Is there another indie flick around that frames its credits in front of what looks like a YMCA promotional clip shot through a kaleidoscope? We watch Chicago crime-fighter Guy Shelby (Guy Petruzzelli) sprinting on a treadmill and beefing up on weights as he prepares to punt underworld rump. Meanwhile, any movie that begins with the threat, “We’re gonna push your elbows up your a*s and saw your c**k off,” certainly gets points for chutzpah.

And this is before Celenza tosses in a black-garbed hit man in night vision goggles (who bears an unsettling resemblance to the Sand People of “Star Wars”), a squad of elite urban assassins who casually gun down two robbers interrupting their boss’ boardroom speech, and a newfangled forensic invention that allows law enforcement officials to study the final, cortex-bound memories of the dead.

Shelby is the hero of “Insanity” – a cynical, embittered police detective (is there any other kind?) whose forensic pathologist father develops a revolutionary mind-reading machine. After dad and his team of criminology experts are rubbed out by a mysterious, untraceable killer, Shelby vows revenge. Meanwhile, viewers are left to untangle a web of warped connections involving two rival hit men, the covert birth of a female assassin’s baby, and a governor’s murder at the scene of a macabre cult gathering.

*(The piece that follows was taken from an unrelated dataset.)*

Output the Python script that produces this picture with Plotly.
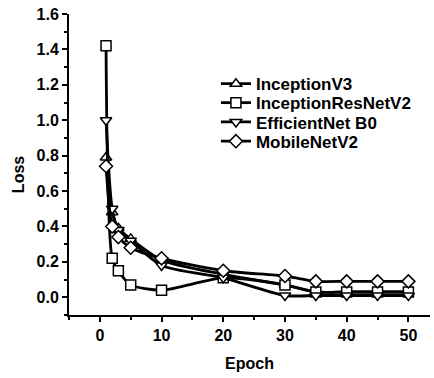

Sound complicated? You have no idea. View “Insanity” once, and beware the temptation of repeat viewings, to stitch together this patchwork quilt of uneven seams and odd-shaped pieces. Along the way, cinematography fans will relish Celenza’s colorful assault of camera tricks, including 360 degree “Matrix” loops, varying camera speeds, and bird’s eye/snail’s view perspectives. Clearly, this is a filmmaker with style to burn. And you’ve gotta love those tough-as-nails, neo-Tarantino lines like, “I’m gonna peel off your skin with the crusty edge of a rusty muffler.”

With its huge maze of characters, agencies, locations, and twists, “Insanity” ultimately takes on more material than it can coherently chew. But give Celenza kudos for aiming high with his enthusiastic, entertaining hybrid of the hardwired and the hard-boiled.